I carry a blade or utility knife pretty much everywhere I go. The painted shut I’ve not run into(assuming you mean the access door), however, I have had the dead front painted to the wall. I run a utility knife down edges, trying not to dig into the drywall.
If it’s too roached, you can often find replacement dead fronts and you can recommend it. I have only ever had to replace commercial dead fronts because of the musical chair electrical bingo that happens in factories. When you’ve removed too many knockouts and there’s a bunch of empty breaker slots, it’s just easier to replace the front.
Take box cutter and carefully score the paint around the perimeter of the dead front and each screw. Be sure to take a picture of the cover before and after and clean up any loose paint shavings. Never had to ask an owner or had any complaints. Just a PIA part of the job.
I just didn’t feel comfortable doing it from a liability stand point. What if I don’t cut all the paint and a piece sheet rock/paper tears off? I told the seller to do it and I charged $100 reinspection. I can only imagine the seller coming home and seeing the panel and chipped up screws and him saying …WTF.
There’s lots of things on any job that don’t exactly make me comfortable and plenty of liability if you screw up. If you want to stay in business you have to just suck it up and do it or suffer the bad press.
I have had a few where sheetrock mud was just overwhelmingly thick. But paint? Never really an issue. The edge of the panel is a perfect straight edge which makes an invisible cut very easy. Take a deep breath, move slowly and deliberately, and all will be well.
I’m with you on this or similar conditions. In those cases, I inspect the panel with the cover in place and disclaim the interior.
I’ve had covers that are unsafe to remove. Those I disclaim and refer to an electrician.
It’s your business and your call. Liability for damage is a legitimate concern. It can become an issue if the seller is looking for a way to get back at you for a home with lots of reported issues.
If it is more than just a thin paint coat, I have sent a text to the listing agent asking for permission to cut out the dead front. Text is great because you have a written record.
Make sure you have a fresh blade in your utility knife and put down a towel on the floor below the panel to make clean up easier. Take pics before and after.
While there is a lot of sheath left on the bottom cable it appears to meet the requirement for 6 inches of free conductor outside the sheath.
Carefully cut the paint with a sharp knife and inspect the panel
I open all panels regardless.
I just had one that had so many coats of paint on the screws they looked like rivets, I was gonna have chisel the paint off. It was gonna be mess. I think the seller will rip sh!t if i start chiseling paint off his panel. Again they are upset enough have a stranger rip though their house.
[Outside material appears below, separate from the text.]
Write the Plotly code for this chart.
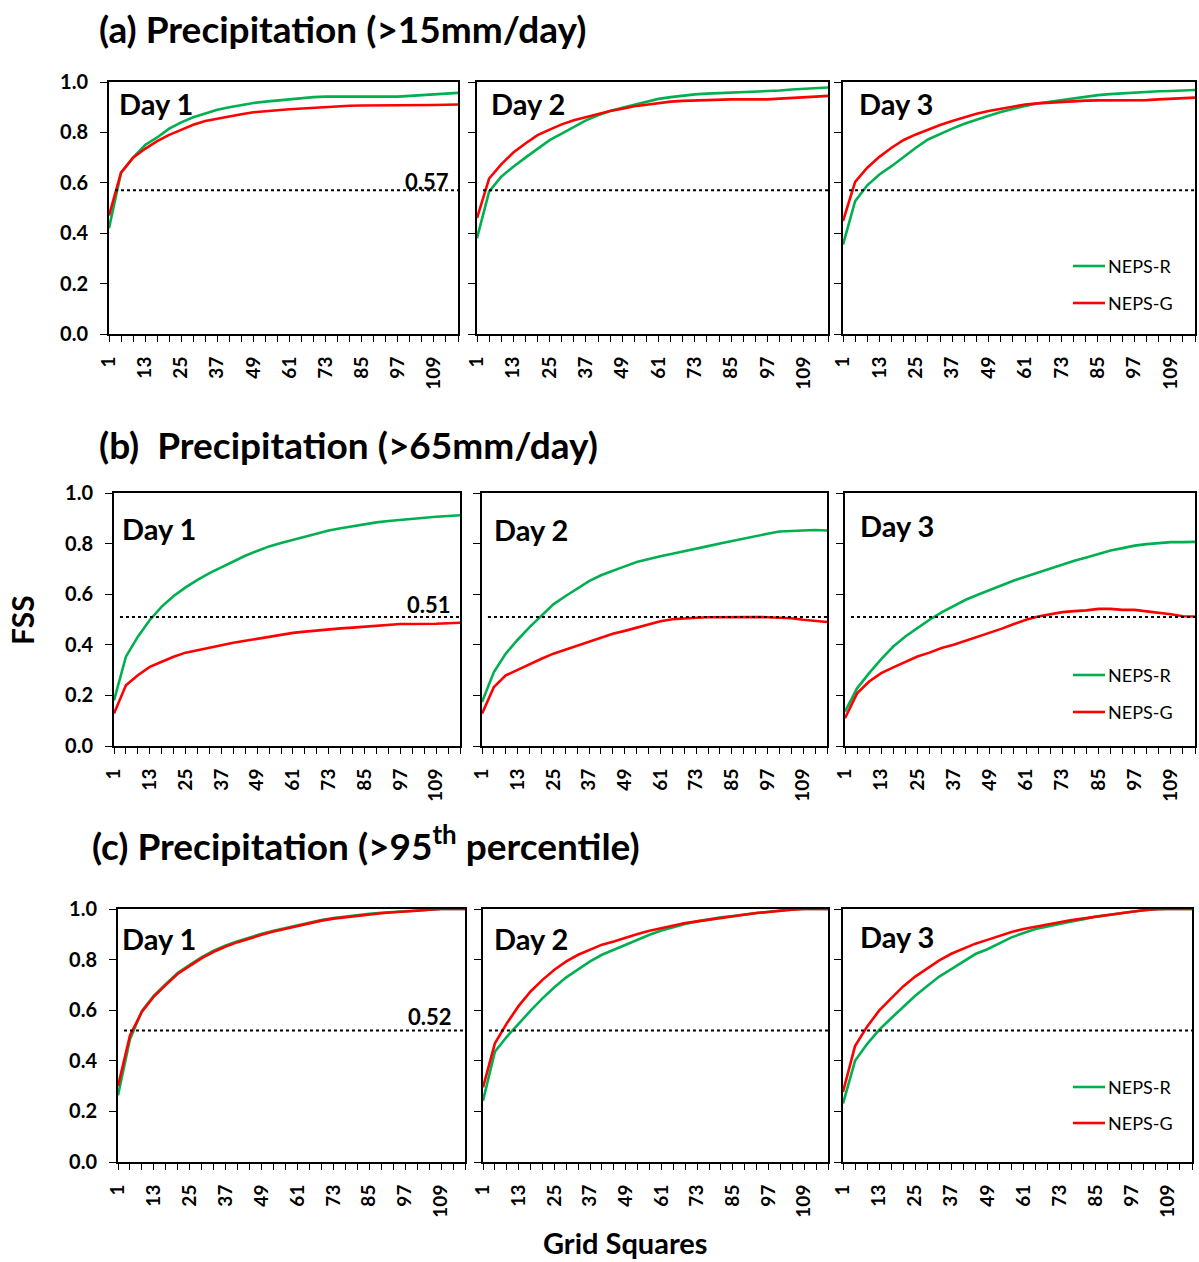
import plotly.graph_objects as go

# ---------------- data ----------------
GRID = list(range(1, 118, 4))          # 1,5,...,117 (30 points)
TICK_LABELS = [1, 13, 25, 37, 49, 61, 73, 85, 97, 109]
Y_TICKS = [0.0, 0.2, 0.4, 0.6, 0.8, 1.0]
DAYS = ["Day 1", "Day 2", "Day 3"]
SERIES = ["NEPS-R", "NEPS-G"]
THRESHOLDS = [0.57, 0.51, 0.52]
TITLES = ["(a) Precipitation (>15mm/day)",
          "(b)\u00a0 Precipitation (>65mm/day)",
          "(c) Precipitation (>95<sup>th</sup> percentile)"]

# (a) >15mm/day
A1_R = [0.42, 0.64, 0.70, 0.75, 0.78, 0.815, 0.84, 0.86, 0.875, 0.89, 0.90, 0.91, 0.917, 0.922, 0.927,
        0.932, 0.935, 0.94, 0.942, 0.942, 0.942, 0.942, 0.942, 0.942, 0.942, 0.945, 0.948, 0.951, 0.954, 0.957]
A1_G = [0.47, 0.64, 0.70, 0.735, 0.765, 0.79, 0.81, 0.83, 0.845, 0.855, 0.865, 0.872, 0.88, 0.885, 0.888,
        0.892, 0.895, 0.898, 0.90, 0.903, 0.906, 0.907, 0.907, 0.907, 0.907, 0.907, 0.907, 0.909, 0.91, 0.911]
A2_R = [0.38, 0.565, 0.624, 0.664, 0.70, 0.736, 0.769, 0.795, 0.822, 0.848, 0.868, 0.885, 0.898, 0.91, 0.92,
        0.933, 0.94, 0.947, 0.951, 0.954, 0.956, 0.959, 0.959, 0.961, 0.962, 0.966, 0.97, 0.972, 0.975, 0.978]
A2_G = [0.46, 0.617, 0.673, 0.72, 0.756, 0.789, 0.811, 0.832, 0.848, 0.861, 0.875, 0.885, 0.894, 0.904, 0.91,
        0.917, 0.922, 0.925, 0.927, 0.93, 0.931, 0.931, 0.931, 0.931, 0.931, 0.934, 0.936, 0.939, 0.942, 0.945]
A3_R = [0.355, 0.527, 0.59, 0.633, 0.666, 0.703, 0.739, 0.772, 0.795, 0.815, 0.834, 0.851, 0.866, 0.881, 0.894,
        0.905, 0.915, 0.922, 0.928, 0.936, 0.942, 0.948, 0.952, 0.955, 0.958, 0.96, 0.963, 0.964, 0.967, 0.968]
A3_G = [0.448, 0.604, 0.66, 0.703, 0.739, 0.77, 0.792, 0.812, 0.829, 0.845, 0.861, 0.874, 0.885, 0.894, 0.902,
        0.911, 0.915, 0.918, 0.922, 0.924, 0.926, 0.927, 0.927, 0.927, 0.927, 0.928, 0.931, 0.934, 0.936, 0.938]

# (b) >65mm/day
B1_R = [0.18, 0.353, 0.432, 0.498, 0.551, 0.593, 0.627, 0.657, 0.683, 0.707, 0.729, 0.752, 0.771, 0.789, 0.802,
        0.815, 0.828, 0.841, 0.852, 0.861, 0.869, 0.877, 0.884, 0.889, 0.894, 0.898, 0.904, 0.906, 0.909, 0.912]
B1_G = [0.128, 0.24, 0.28, 0.313, 0.333, 0.353, 0.369, 0.379, 0.39, 0.399, 0.408, 0.416, 0.424, 0.432, 0.44,
        0.447, 0.452, 0.457, 0.462, 0.465, 0.468, 0.472, 0.476, 0.48, 0.482, 0.482, 0.482, 0.483, 0.485, 0.487]
B2_R = [0.174, 0.292, 0.365, 0.42, 0.47, 0.516, 0.56, 0.592, 0.622, 0.652, 0.675, 0.694, 0.71, 0.727, 0.74,
        0.75, 0.76, 0.771, 0.78, 0.79, 0.80, 0.81, 0.822, 0.831, 0.839, 0.848, 0.85, 0.854, 0.854, 0.852]
B2_G = [0.128, 0.233, 0.279, 0.302, 0.325, 0.345, 0.365, 0.381, 0.397, 0.411, 0.428, 0.444, 0.455, 0.468, 0.481,
        0.493, 0.501, 0.505, 0.507, 0.509, 0.51, 0.511, 0.511, 0.51, 0.509, 0.506, 0.505, 0.499, 0.494, 0.49]
B3_R = [0.136, 0.228, 0.288, 0.343, 0.393, 0.433, 0.466, 0.499, 0.528, 0.554, 0.578, 0.598, 0.617, 0.636, 0.654,
        0.67, 0.686, 0.70, 0.716, 0.732, 0.745, 0.76, 0.773, 0.782, 0.792, 0.798, 0.802, 0.806, 0.806, 0.807]
B3_G = [0.11, 0.208, 0.255, 0.288, 0.311, 0.334, 0.354, 0.369, 0.387, 0.40, 0.416, 0.433, 0.446, 0.464, 0.482,
        0.499, 0.512, 0.522, 0.529, 0.533, 0.536, 0.542, 0.542, 0.538, 0.538, 0.532, 0.528, 0.521, 0.513, 0.512]

# (c) >95th percentile
C1_R = [0.264, 0.485, 0.597, 0.658, 0.704, 0.748, 0.779, 0.81, 0.835, 0.856, 0.873, 0.889, 0.902, 0.914, 0.925,
        0.936, 0.947, 0.956, 0.964, 0.97, 0.976, 0.981, 0.985, 0.988, 0.99, 0.994, 0.998, 1.0, 1.0, 1.0]
C1_G = [0.30, 0.50, 0.594, 0.654, 0.70, 0.744, 0.775, 0.806, 0.831, 0.852, 0.869, 0.885, 0.898, 0.911, 0.922,
        0.934, 0.945, 0.954, 0.962, 0.968, 0.974, 0.979, 0.983, 0.987, 0.989, 0.993, 0.997, 1.0, 1.0, 1.0]
C2_R = [0.242, 0.436, 0.495, 0.548, 0.598, 0.647, 0.691, 0.73, 0.762, 0.793, 0.819, 0.839, 0.861, 0.881, 0.898,
        0.915, 0.929, 0.941, 0.951, 0.96, 0.967, 0.972, 0.979, 0.984, 0.989, 0.995, 0.999, 1.0, 1.0, 1.0]
C2_G = [0.295, 0.469, 0.548, 0.617, 0.674, 0.72, 0.76, 0.793, 0.819, 0.839, 0.859, 0.872, 0.885, 0.901, 0.914,
        0.925, 0.935, 0.945, 0.951, 0.958, 0.964, 0.971, 0.978, 0.984, 0.988, 0.993, 0.997, 1.0, 1.0, 1.0]
C3_R = [0.231, 0.40, 0.466, 0.522, 0.568, 0.614, 0.657, 0.696, 0.733, 0.762, 0.793, 0.822, 0.841, 0.865, 0.888,
        0.905, 0.921, 0.931, 0.942, 0.951, 0.96, 0.97, 0.976, 0.984, 0.989, 0.995, 0.999, 1.0, 1.0, 1.0]
C3_G = [0.277, 0.458, 0.535, 0.598, 0.647, 0.694, 0.733, 0.766, 0.797, 0.823, 0.844, 0.863, 0.878, 0.894, 0.909,
        0.921, 0.931, 0.941, 0.948, 0.956, 0.963, 0.971, 0.976, 0.984, 0.989, 0.995, 0.999, 1.0, 1.0, 1.0]

PANELS = [[(A1_R, A1_G), (A2_R, A2_G), (A3_R, A3_G)],
          [(B1_R, B1_G), (B2_R, B2_G), (B3_R, B3_G)],
          [(C1_R, C1_G), (C2_R, C2_G), (C3_R, C3_G)]]

# ---------------- layout geometry (pixels) ----------------
W, H = 1199, 1262
FONT = "Lato"
GREEN, RED = "#00B050", "#FF0000"
COLORS = [GREEN, RED]
ROW_Y = [(82, 334), (493, 746), (909, 1162)]
COL_X = [[(109, 458), (477, 828), (843, 1195)],
         [(114, 460), (482, 827), (845, 1195)],
         [(118, 465), (483, 828), (843, 1192)]]
DAY_POS = [[(117, 103), (489, 103), (857, 103)],
           [(120, 528), (492, 529), (858, 526)],
           [(120, 938), (492, 939), (858, 936)]]
THR_LABEL_POS = [(427, 181), (429, 605), (430, 1016)]
LEG_POS = [(266, 303), (675, 712), (1087, 1123)]
TITLE_POS = [(97, 28), (97, 444), (90, 843)]


def px(x):
    return x / W


def py(y):
    return 1 - y / H


fig = go.Figure()
layout = dict(width=W, height=H, margin=dict(l=0, r=0, t=0, b=0, autoexpand=False),
              paper_bgcolor="white", plot_bgcolor="white", showlegend=False,
              font=dict(family=FONT, color="black"))
annotations, shapes = [], []

tick_text = [str(v) if v in TICK_LABELS else " " for v in GRID]

for r in range(3):
    for c in range(3):
        k = r * 3 + c + 1
        xa, ya = f"x{k}", f"y{k}"
        x0, x1 = COL_X[r][c]
        y0, y1 = ROW_Y[r]
        for s, vals in enumerate(PANELS[r][c]):
            fig.add_trace(go.Scatter(x=GRID, y=vals, mode="lines", name=SERIES[s],
                                     line=dict(color=COLORS[s], width=2.6),
                                     xaxis=xa, yaxis=ya, hoverinfo="skip"))
        layout[f"xaxis{k}"] = dict(domain=[px(x0), px(x1)], anchor=ya, range=[1, 117], automargin=False,
                                   tickvals=GRID, ticktext=tick_text, tickangle=-90,
                                   ticks="outside", ticklen=6, tickwidth=1.3, tickcolor="black",
                                   showline=True, linecolor="black", linewidth=2, mirror=True,
                                   showgrid=False, zeroline=False, ticklabelstandoff=7,
                                   tickfont=dict(family=FONT, size=19, weight="bold", color="black"))
        layout[f"yaxis{k}"] = dict(domain=[py(y1), py(y0)], anchor=xa, range=[0, 1], automargin=False,
                                   tickvals=Y_TICKS, ticktext=[f"{v:.1f}" for v in Y_TICKS],
                                   showticklabels=(c == 0),
                                   ticks="outside", ticklen=7, tickwidth=1.3, tickcolor="black",
                                   showline=True, linecolor="black", linewidth=2, mirror=True,
                                   showgrid=False, zeroline=False, ticklabelstandoff=8,
                                   tickfont=dict(family=FONT, size=20, weight="bold", color="black"))
        # threshold dotted line
        shapes.append(dict(type="line", xref=xa, yref=ya, x0=3, x1=117,
                           y0=THRESHOLDS[r], y1=THRESHOLDS[r],
                           line=dict(color="black", width=2, dash="dot")))
        # day label
        dx, dy = DAY_POS[r][c]
        annotations.append(dict(text=DAYS[c], xref="paper", yref="paper", x=px(dx), y=py(dy),
                                xanchor="left", yanchor="middle", showarrow=False,
                                font=dict(family=FONT, size=29, weight="bold", color="black")))
    # threshold value label (first column)
    tx, ty = THR_LABEL_POS[r]
    annotations.append(dict(text=f"{THRESHOLDS[r]:.2f}", xref="paper", yref="paper", x=px(tx), y=py(ty),
                            xanchor="center", yanchor="middle", showarrow=False,
                            font=dict(family=FONT, size=22, weight="bold", color="black")))
    # legend (third column)
    for s in range(2):
        ly = LEG_POS[r][s]
        shapes.append(dict(type="line", xref="paper", yref="paper", x0=px(1073), x1=px(1105),
                           y0=py(ly), y1=py(ly), line=dict(color=COLORS[s], width=2.6)))
        annotations.append(dict(text=SERIES[s], xref="paper", yref="paper", x=px(1106), y=py(ly),
                                xanchor="left", yanchor="middle", showarrow=False,
                                font=dict(family=FONT, size=18, color="black")))
    # row title
    tx, ty = TITLE_POS[r]
    annotations.append(dict(text=TITLES[r], xref="paper", yref="paper", x=px(tx), y=py(ty),
                            xanchor="left", yanchor="middle", showarrow=False,
                            font=dict(family=FONT, size=37, weight="bold", color="black")))

annotations.append(dict(text="FSS", xref="paper", yref="paper", x=px(22), y=py(620),
                        xanchor="center", yanchor="middle", showarrow=False, textangle=-90,
                        font=dict(family=FONT, size=30, weight="bold", color="black")))
annotations.append(dict(text="Grid Squares", xref="paper", yref="paper", x=px(625), y=py(1242),
                        xanchor="center", yanchor="middle", showarrow=False,
                        font=dict(family=FONT, size=29, weight="bold", color="black")))

layout["annotations"] = annotations
layout["shapes"] = shapes
fig.update_layout(**layout)
fig.write_html("out.html")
Not sure about the bad press…most of the agents have understood. The seller can cut it open and I came back charged $100 reinspection. Its not that I’m “afraid” I think my rule of thumb will be if its one coat no problem…multiple coats and I have chisel the screws I will pass.
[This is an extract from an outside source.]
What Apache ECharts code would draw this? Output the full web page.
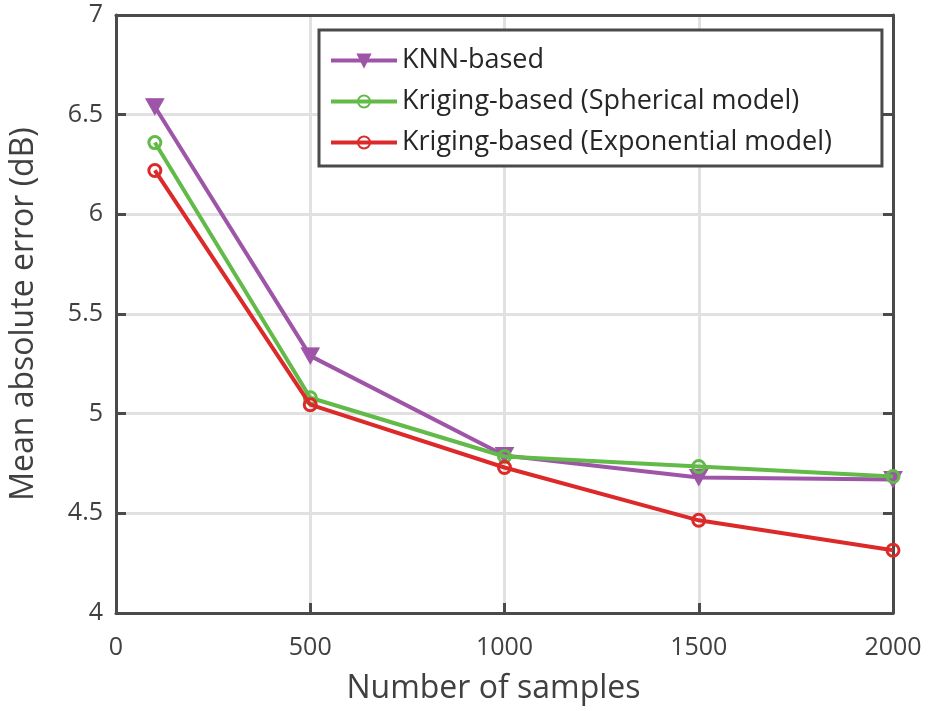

Charging extra and making two trips to do the job you were there to do in the first place will get you a bad review im my part of town. Most of these people have a limited time frame to complete this inspection. Won’t be helpful if you stretch it out.
I personally would have done it.Your electrical panel is. A big part and an important part of an inspection.
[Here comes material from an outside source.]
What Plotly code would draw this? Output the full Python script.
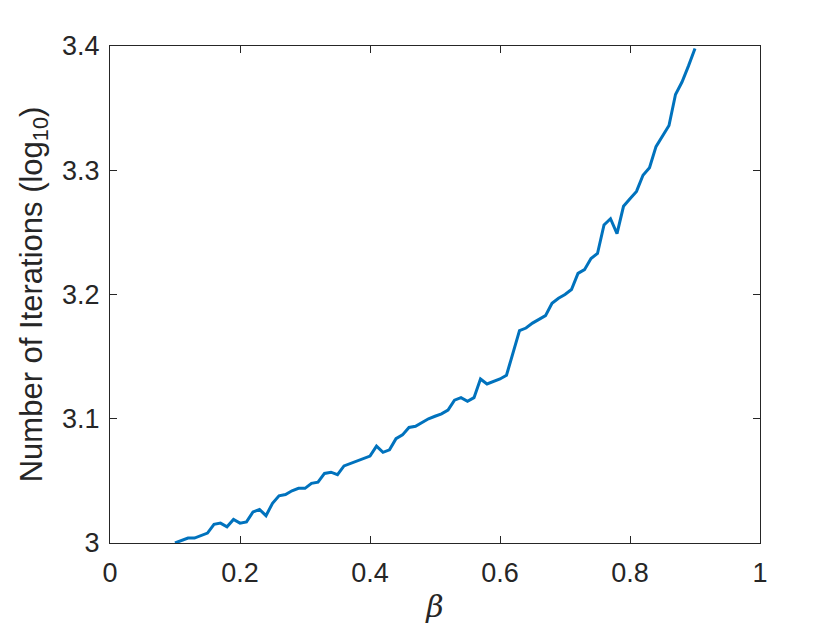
import plotly.graph_objects as go

beta = [round(0.10 + 0.01 * i, 2) for i in range(81)]
iterations_log10 = [
    3.000, 3.002, 3.004, 3.004, 3.006, 3.008, 3.015, 3.016, 3.013, 3.019,
    3.016, 3.017, 3.025, 3.027, 3.022, 3.032, 3.038, 3.039, 3.042, 3.044,
    3.044, 3.048, 3.049, 3.056, 3.057, 3.055, 3.062, 3.064, 3.066, 3.068,
    3.070, 3.078, 3.073, 3.075, 3.084, 3.087, 3.093, 3.094, 3.097, 3.100,
    3.102, 3.104, 3.107, 3.115, 3.117, 3.114, 3.117, 3.132, 3.128, 3.130,
    3.132, 3.135, 3.152, 3.171, 3.173, 3.177, 3.180, 3.183, 3.193, 3.197,
    3.200, 3.204, 3.217, 3.220, 3.229, 3.233, 3.256, 3.261, 3.249, 3.271,
    3.277, 3.283, 3.296, 3.302, 3.319, 3.328, 3.336, 3.361, 3.371, 3.384,
    3.398,
]
x_ticks = [0, 0.2, 0.4, 0.6, 0.8, 1]
x_tick_labels = ["0", "0.2", "0.4", "0.6", "0.8", "1"]
y_ticks = [3, 3.1, 3.2, 3.3, 3.4]
y_tick_labels = ["3", "3.1", "3.2", "3.3", "3.4"]

fig = go.Figure()
fig.add_trace(go.Scatter(
    x=beta, y=iterations_log10, mode="lines",
    line=dict(color="#0072BD", width=3),
    showlegend=False,
))

axis_common = dict(
    showline=True, linecolor="#262626", linewidth=1, mirror="ticks",
    ticks="inside", ticklen=7, tickcolor="#262626", tickwidth=1,
    showgrid=False, zeroline=False, automargin=False,
    tickfont=dict(family="Liberation Sans, Arial", size=27, color="#262626"),
)

fig.update_layout(
    width=840, height=630,
    paper_bgcolor="white", plot_bgcolor="white",
    margin=dict(l=102, r=88, t=38, b=95),
    xaxis=dict(
        range=[0, 1], tickvals=x_ticks, ticktext=x_tick_labels,
        ticklabelstandoff=6,
        title=dict(text="<i>β</i>", font=dict(family="DejaVu Serif", size=30, color="#262626"), standoff=8),
        **axis_common,
    ),
    yaxis=dict(
        range=[3, 3.4], tickvals=y_ticks, ticktext=y_tick_labels,
        ticklabelstandoff=4,
        title=dict(text="Number of Iterations (log<sub>10</sub>)",
                   font=dict(family="Liberation Sans, Arial", size=31, color="#262626"), standoff=10),
        **axis_common,
    ),
)

fig.write_html("out.html")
I agree with Roy that all accessible panels should be inspected. Many years ago, like 18 give or take a year, I used to call the LA and ask permission to remove a cover that was painted over, not anymore, for years now, I pull out my leathermans tool, score the paint around the cover, scrape off the screws, and open it up.
Yeah, those suck. Not sure what people are thinking sometimes.
Probably only if the deal falls through, lol. Otherwise, they will be happy you did it and they didn’t have to (as long as you do a half-ways decent job of it anyway).